### Task requirements
Output every entry exactly as written, but omit the pictures.

### Raw records
___

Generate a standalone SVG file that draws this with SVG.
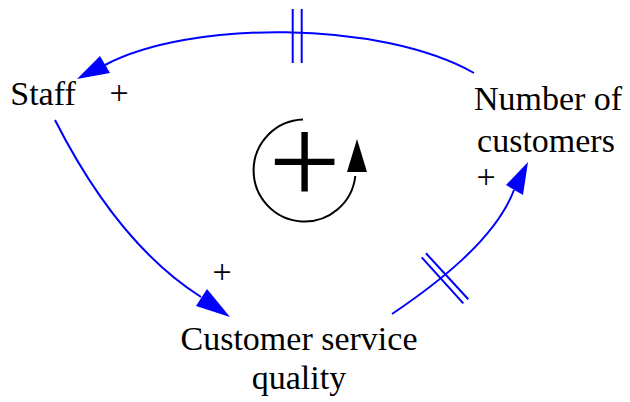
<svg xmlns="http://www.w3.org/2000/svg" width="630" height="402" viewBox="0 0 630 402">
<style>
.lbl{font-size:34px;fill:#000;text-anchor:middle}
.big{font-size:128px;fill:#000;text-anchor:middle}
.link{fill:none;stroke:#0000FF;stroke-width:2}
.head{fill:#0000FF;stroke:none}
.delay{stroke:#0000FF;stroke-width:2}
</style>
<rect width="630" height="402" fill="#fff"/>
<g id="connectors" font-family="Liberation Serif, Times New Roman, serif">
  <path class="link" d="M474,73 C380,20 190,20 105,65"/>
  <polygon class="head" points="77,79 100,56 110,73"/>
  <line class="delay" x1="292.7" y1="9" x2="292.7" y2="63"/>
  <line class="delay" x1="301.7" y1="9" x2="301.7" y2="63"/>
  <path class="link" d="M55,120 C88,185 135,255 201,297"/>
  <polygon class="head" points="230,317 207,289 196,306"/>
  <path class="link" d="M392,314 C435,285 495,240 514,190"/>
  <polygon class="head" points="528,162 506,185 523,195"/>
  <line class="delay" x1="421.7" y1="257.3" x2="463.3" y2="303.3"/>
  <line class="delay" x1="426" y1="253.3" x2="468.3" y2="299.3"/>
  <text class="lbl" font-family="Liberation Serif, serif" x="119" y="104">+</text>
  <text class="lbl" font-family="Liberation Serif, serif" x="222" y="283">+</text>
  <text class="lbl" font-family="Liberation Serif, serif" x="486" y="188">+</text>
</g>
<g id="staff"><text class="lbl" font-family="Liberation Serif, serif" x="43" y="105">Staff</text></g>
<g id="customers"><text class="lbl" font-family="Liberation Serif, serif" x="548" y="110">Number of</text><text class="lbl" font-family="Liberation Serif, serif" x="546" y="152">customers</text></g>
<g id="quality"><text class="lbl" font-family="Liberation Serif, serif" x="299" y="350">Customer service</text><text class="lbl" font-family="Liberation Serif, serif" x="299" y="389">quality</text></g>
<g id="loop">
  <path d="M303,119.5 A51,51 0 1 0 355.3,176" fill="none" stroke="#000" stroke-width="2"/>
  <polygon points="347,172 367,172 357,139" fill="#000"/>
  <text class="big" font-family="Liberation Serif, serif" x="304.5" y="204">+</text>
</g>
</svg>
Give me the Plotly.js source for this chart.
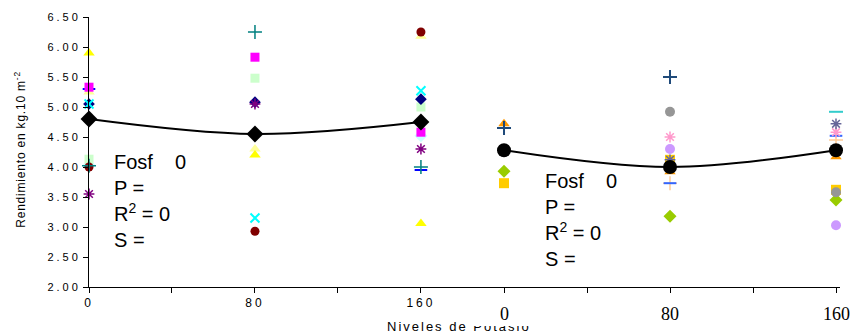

___

### Response
Generate a standalone SVG file that draws this with SVG.
<svg xmlns="http://www.w3.org/2000/svg" width="630" height="402" viewBox="0 0 630 402">
<style>
.lbl{font-size:34px;fill:#000;text-anchor:middle}
.big{font-size:128px;fill:#000;text-anchor:middle}
.link{fill:none;stroke:#0000FF;stroke-width:2}
.head{fill:#0000FF;stroke:none}
.delay{stroke:#0000FF;stroke-width:2}
</style>
<rect width="630" height="402" fill="#fff"/>
<g id="connectors" font-family="Liberation Serif, Times New Roman, serif">
  <path class="link" d="M474,73 C380,20 190,20 105,65"/>
  <polygon class="head" points="77,79 100,56 110,73"/>
  <line class="delay" x1="292.7" y1="9" x2="292.7" y2="63"/>
  <line class="delay" x1="301.7" y1="9" x2="301.7" y2="63"/>
  <path class="link" d="M55,120 C88,185 135,255 201,297"/>
  <polygon class="head" points="230,317 207,289 196,306"/>
  <path class="link" d="M392,314 C435,285 495,240 514,190"/>
  <polygon class="head" points="528,162 506,185 523,195"/>
  <line class="delay" x1="421.7" y1="257.3" x2="463.3" y2="303.3"/>
  <line class="delay" x1="426" y1="253.3" x2="468.3" y2="299.3"/>
  <text class="lbl" font-family="Liberation Serif, serif" x="119" y="104">+</text>
  <text class="lbl" font-family="Liberation Serif, serif" x="222" y="283">+</text>
  <text class="lbl" font-family="Liberation Serif, serif" x="486" y="188">+</text>
</g>
<g id="staff"><text class="lbl" font-family="Liberation Serif, serif" x="43" y="105">Staff</text></g>
<g id="customers"><text class="lbl" font-family="Liberation Serif, serif" x="548" y="110">Number of</text><text class="lbl" font-family="Liberation Serif, serif" x="546" y="152">customers</text></g>
<g id="quality"><text class="lbl" font-family="Liberation Serif, serif" x="299" y="350">Customer service</text><text class="lbl" font-family="Liberation Serif, serif" x="299" y="389">quality</text></g>
<g id="loop">
  <path d="M303,119.5 A51,51 0 1 0 355.3,176" fill="none" stroke="#000" stroke-width="2"/>
  <polygon points="347,172 367,172 357,139" fill="#000"/>
  <text class="big" font-family="Liberation Serif, serif" x="304.5" y="204">+</text>
</g>
</svg>
Give me the Plotly.js source for this chart.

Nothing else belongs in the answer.